▶ Work to do
Quote all lines below exactly. Images stay out.

▶ Supplied information

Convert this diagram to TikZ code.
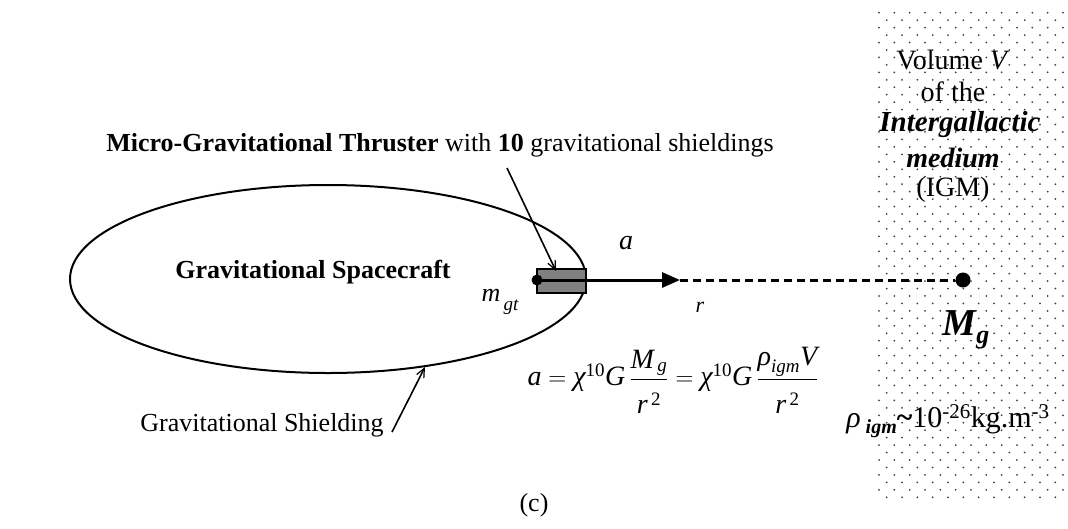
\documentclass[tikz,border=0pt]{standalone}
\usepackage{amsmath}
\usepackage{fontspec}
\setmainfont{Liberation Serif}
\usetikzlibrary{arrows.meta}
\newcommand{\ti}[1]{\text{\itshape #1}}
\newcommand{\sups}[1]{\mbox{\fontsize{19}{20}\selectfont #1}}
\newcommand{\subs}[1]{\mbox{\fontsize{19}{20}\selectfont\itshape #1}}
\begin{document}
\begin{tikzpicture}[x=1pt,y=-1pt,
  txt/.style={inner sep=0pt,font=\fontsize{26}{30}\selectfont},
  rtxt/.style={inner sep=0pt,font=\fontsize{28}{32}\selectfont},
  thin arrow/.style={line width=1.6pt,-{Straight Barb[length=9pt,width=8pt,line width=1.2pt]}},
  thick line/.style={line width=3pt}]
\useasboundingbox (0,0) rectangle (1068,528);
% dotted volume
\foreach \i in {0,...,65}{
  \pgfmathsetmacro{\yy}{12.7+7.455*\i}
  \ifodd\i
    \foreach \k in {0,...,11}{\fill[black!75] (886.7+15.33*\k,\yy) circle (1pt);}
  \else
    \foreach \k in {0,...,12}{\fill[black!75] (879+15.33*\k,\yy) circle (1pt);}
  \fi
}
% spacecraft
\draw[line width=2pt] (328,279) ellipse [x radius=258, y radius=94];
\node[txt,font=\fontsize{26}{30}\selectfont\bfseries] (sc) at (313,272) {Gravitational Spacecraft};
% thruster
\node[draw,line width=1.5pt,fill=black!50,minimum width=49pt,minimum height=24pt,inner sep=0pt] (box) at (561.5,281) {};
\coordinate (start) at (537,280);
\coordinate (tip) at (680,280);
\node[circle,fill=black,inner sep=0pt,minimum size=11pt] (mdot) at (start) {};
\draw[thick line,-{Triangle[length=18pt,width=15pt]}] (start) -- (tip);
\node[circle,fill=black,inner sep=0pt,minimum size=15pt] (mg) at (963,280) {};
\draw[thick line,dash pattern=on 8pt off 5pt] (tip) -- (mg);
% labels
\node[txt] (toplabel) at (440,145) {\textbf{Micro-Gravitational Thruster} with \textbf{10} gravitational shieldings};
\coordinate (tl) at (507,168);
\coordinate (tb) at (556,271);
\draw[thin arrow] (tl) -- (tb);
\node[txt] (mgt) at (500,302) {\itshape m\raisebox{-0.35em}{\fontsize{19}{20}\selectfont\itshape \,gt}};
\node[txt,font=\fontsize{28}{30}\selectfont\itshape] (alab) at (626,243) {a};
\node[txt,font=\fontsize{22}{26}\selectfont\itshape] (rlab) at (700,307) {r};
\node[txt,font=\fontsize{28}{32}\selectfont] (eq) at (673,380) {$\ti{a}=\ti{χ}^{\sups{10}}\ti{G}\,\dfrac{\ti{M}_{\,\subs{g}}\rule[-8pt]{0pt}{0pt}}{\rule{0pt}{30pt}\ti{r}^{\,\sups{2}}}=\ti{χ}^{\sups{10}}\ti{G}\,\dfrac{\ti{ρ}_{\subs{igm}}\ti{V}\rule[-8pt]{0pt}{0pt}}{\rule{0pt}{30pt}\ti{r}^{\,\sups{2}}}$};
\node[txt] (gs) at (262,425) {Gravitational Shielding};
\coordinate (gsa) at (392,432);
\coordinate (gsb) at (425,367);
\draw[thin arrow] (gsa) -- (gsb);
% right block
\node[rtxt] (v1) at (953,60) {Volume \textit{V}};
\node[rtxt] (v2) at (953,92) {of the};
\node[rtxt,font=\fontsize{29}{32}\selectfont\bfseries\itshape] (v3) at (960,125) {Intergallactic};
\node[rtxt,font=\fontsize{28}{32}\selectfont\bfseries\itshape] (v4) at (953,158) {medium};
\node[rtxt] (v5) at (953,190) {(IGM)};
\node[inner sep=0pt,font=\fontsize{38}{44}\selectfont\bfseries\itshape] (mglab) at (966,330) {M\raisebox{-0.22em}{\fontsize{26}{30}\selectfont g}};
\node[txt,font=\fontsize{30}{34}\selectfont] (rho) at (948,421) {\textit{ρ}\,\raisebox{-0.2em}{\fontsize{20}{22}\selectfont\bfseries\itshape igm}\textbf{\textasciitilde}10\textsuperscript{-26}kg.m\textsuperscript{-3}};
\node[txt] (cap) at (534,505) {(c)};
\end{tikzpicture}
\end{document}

▶ Result
Convert this diagram to TikZ code.
\documentclass[tikz,border=0pt]{standalone}
\usepackage{amsmath}
\usepackage{fontspec}
\setmainfont{Liberation Serif}
\usetikzlibrary{arrows.meta}
\newcommand{\ti}[1]{\text{\itshape #1}}
\newcommand{\sups}[1]{\mbox{\fontsize{19}{20}\selectfont #1}}
\newcommand{\subs}[1]{\mbox{\fontsize{19}{20}\selectfont\itshape #1}}
\begin{document}
\begin{tikzpicture}[x=1pt,y=-1pt,
  txt/.style={inner sep=0pt,font=\fontsize{26}{30}\selectfont},
  rtxt/.style={inner sep=0pt,font=\fontsize{28}{32}\selectfont},
  thin arrow/.style={line width=1.6pt,-{Straight Barb[length=9pt,width=8pt,line width=1.2pt]}},
  thick line/.style={line width=3pt}]
\useasboundingbox (0,0) rectangle (1068,528);
% dotted volume
\foreach \i in {0,...,65}{
  \pgfmathsetmacro{\yy}{12.7+7.455*\i}
  \ifodd\i
    \foreach \k in {0,...,11}{\fill[black!75] (886.7+15.33*\k,\yy) circle (1pt);}
  \else
    \foreach \k in {0,...,12}{\fill[black!75] (879+15.33*\k,\yy) circle (1pt);}
  \fi
}
% spacecraft
\draw[line width=2pt] (328,279) ellipse [x radius=258, y radius=94];
\node[txt,font=\fontsize{26}{30}\selectfont\bfseries] (sc) at (313,272) {Gravitational Spacecraft};
% thruster
\node[draw,line width=1.5pt,fill=black!50,minimum width=49pt,minimum height=24pt,inner sep=0pt] (box) at (561.5,281) {};
\coordinate (start) at (537,280);
\coordinate (tip) at (680,280);
\node[circle,fill=black,inner sep=0pt,minimum size=11pt] (mdot) at (start) {};
\draw[thick line,-{Triangle[length=18pt,width=15pt]}] (start) -- (tip);
\node[circle,fill=black,inner sep=0pt,minimum size=15pt] (mg) at (963,280) {};
\draw[thick line,dash pattern=on 8pt off 5pt] (tip) -- (mg);
% labels
\node[txt] (toplabel) at (440,145) {\textbf{Micro-Gravitational Thruster} with \textbf{10} gravitational shieldings};
\coordinate (tl) at (507,168);
\coordinate (tb) at (556,271);
\draw[thin arrow] (tl) -- (tb);
\node[txt] (mgt) at (500,302) {\itshape m\raisebox{-0.35em}{\fontsize{19}{20}\selectfont\itshape \,gt}};
\node[txt,font=\fontsize{28}{30}\selectfont\itshape] (alab) at (626,243) {a};
\node[txt,font=\fontsize{22}{26}\selectfont\itshape] (rlab) at (700,307) {r};
\node[txt,font=\fontsize{28}{32}\selectfont] (eq) at (673,380) {$\ti{a}=\ti{χ}^{\sups{10}}\ti{G}\,\dfrac{\ti{M}_{\,\subs{g}}\rule[-8pt]{0pt}{0pt}}{\rule{0pt}{30pt}\ti{r}^{\,\sups{2}}}=\ti{χ}^{\sups{10}}\ti{G}\,\dfrac{\ti{ρ}_{\subs{igm}}\ti{V}\rule[-8pt]{0pt}{0pt}}{\rule{0pt}{30pt}\ti{r}^{\,\sups{2}}}$};
\node[txt] (gs) at (262,425) {Gravitational Shielding};
\coordinate (gsa) at (392,432);
\coordinate (gsb) at (425,367);
\draw[thin arrow] (gsa) -- (gsb);
% right block
\node[rtxt] (v1) at (953,60) {Volume \textit{V}};
\node[rtxt] (v2) at (953,92) {of the};
\node[rtxt,font=\fontsize{29}{32}\selectfont\bfseries\itshape] (v3) at (960,125) {Intergallactic};
\node[rtxt,font=\fontsize{28}{32}\selectfont\bfseries\itshape] (v4) at (953,158) {medium};
\node[rtxt] (v5) at (953,190) {(IGM)};
\node[inner sep=0pt,font=\fontsize{38}{44}\selectfont\bfseries\itshape] (mglab) at (966,330) {M\raisebox{-0.22em}{\fontsize{26}{30}\selectfont g}};
\node[txt,font=\fontsize{30}{34}\selectfont] (rho) at (948,421) {\textit{ρ}\,\raisebox{-0.2em}{\fontsize{20}{22}\selectfont\bfseries\itshape igm}\textbf{\textasciitilde}10\textsuperscript{-26}kg.m\textsuperscript{-3}};
\node[txt] (cap) at (534,505) {(c)};
\end{tikzpicture}
\end{document}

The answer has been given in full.